Bodywork

Qigong for the Heart

U. of Arizona Receives Federal Grant to Investigate Ancient Therapy
Michael Devitt

According to the American Heart Association, some 2,500 heart transplant operations are performed in the United States each year. While technological advances have improved a person's chances of surviving a transplant and living a normal life, a shortage of donor organs has led to an alarmingly high number of people who need - but may not get -- transplants, with more than 25,000 people currently on hospital waiting lists awaiting a replacement heart.

For these unfortunate people, who must effectively wait for someone else to die so that they may have a chance to live, life can become unbearable. Patients awaiting transplants are often kept alive using artificial hearts or mechanical devices that assist their own hearts, which can lead to severe depression, anxiety, hypertension, increased stress and overall physical decline.

In an effort to soothe the feelings of despair and hopelessness that prospective transplant patients may suffer, the University of Arizona Medical Center has received a $380,000 grant from the National Institutes of Health to investigate the healing effects of qigong, an ancient Chinese therapy that combines exercise, meditation and breathing techniques.

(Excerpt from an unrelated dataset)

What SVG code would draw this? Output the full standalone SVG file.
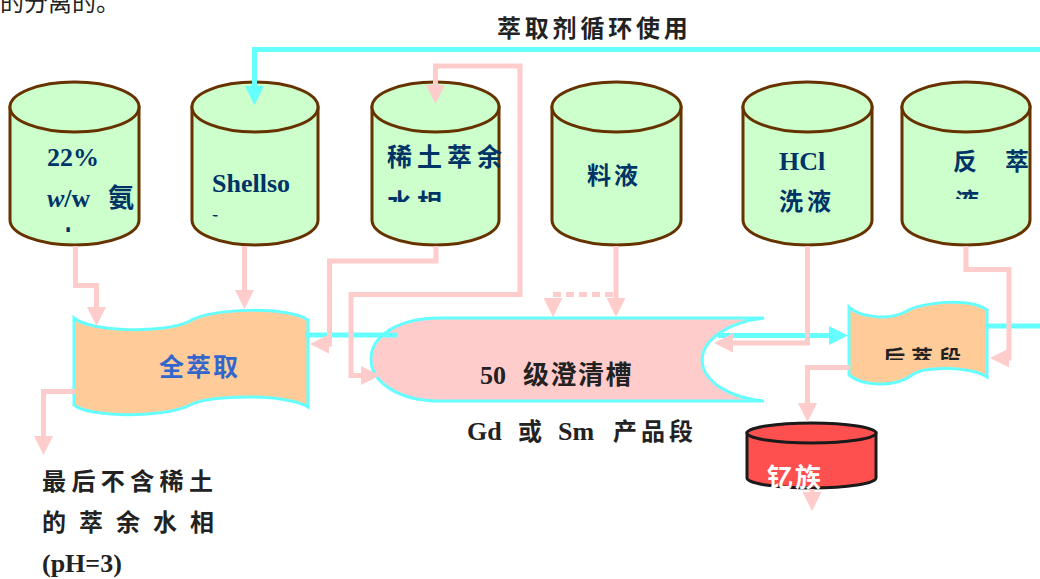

"What makes this unique is combining the most modern medical technology with the most ancient of therapies," said Dr. Lorraine Manciet, an associate research scientist at the university who will head the two-year study. Between 30 and 40 patients will take part in the program, most of whom will have been sustained on artificial hearts or heart-assisting devices for three to four months.

Half of the heart patients will be trained in qigong movements, in addition to meditation and therapeutic breathing exercises. The other half will be trained in sham qigong movements that have no known therapeutic value. In addition to the movements, the study patients will continue to take part in an aerobic and strength training program required of all the medical center's mechanical heart patients.

During the study, patients will be blinded as to which group they are in; in other words, none of the patients will know whether they are using real or sham qigong movements until the program has ended. Researchers will document and evaluate the mental, emotional and physical condition of subjects throughout the course of the study to see if there is any benefit for the patients using authentic qigong.

The movements will be taught by Michael Roland, a licensed acupuncturist who has extensive training in the U.S. and China. According to Roland, the heart patients will perform won't be exactly the same as those used under normal conditions because of their ties to the heart assisting devices, some of which are bulky and extremely heavy.

"We had to design the qigong program for people tethered to a washing machine - for someone tied to an eight-foot hose," he said. "So it's a somewhat specialized regimen for them."

The reasons for choosing qigong were outlined in the university's grant proposal, which states, in part:

"It is widely accepted by practitioners of traditional Chinese medicine that qigong improves blood circulation, improves strength and flexibility, reverses damage caused by prior injuries and disease, and promotes relaxation, awareness and healing · Clearly, a treatment strategy that can effectively increase the physical capacities of patients, while enhancing their quality of life, is desperately needed."

The proposal also notes that this need is expected to grow over time as people continue to live longer and as the shortage of donor organs increases.

The importance of using an ancient Eastern therapy to improve a patient's quality of life has not been lost on the center's Western practitioners. While some medical doctors are skeptical of qigong's healing properties, the study has received the full approval of Dr. Jack Copeland, the medical center's chief of cardiovascular and thoracic surgery, who performed the first heart transplant in the state in 1979.

"He's open to anything that has the potential to benefit these patients," remarked Paul Nolan, a doctor of pharmacology involved in the study. "His feeling is if there is anything at all that might help, do it."

Dr. Manciet apparently feels the same way. Although the number of people participating in her study is relatively small compared to the number of people awaiting heart transplants, she is optimistic that qigong can have a positive effect, and she envisions a day when it may be implemented at health care centers across the U.S.

"The therapy is designed to promoted health in any individual, and we expect it to do so in these patients, who are among the most stressed and depressed in the hospital," she said. "If it does, the plan is to enlarge the study - expand it to heart transplant centers throughout the country, even worldwide."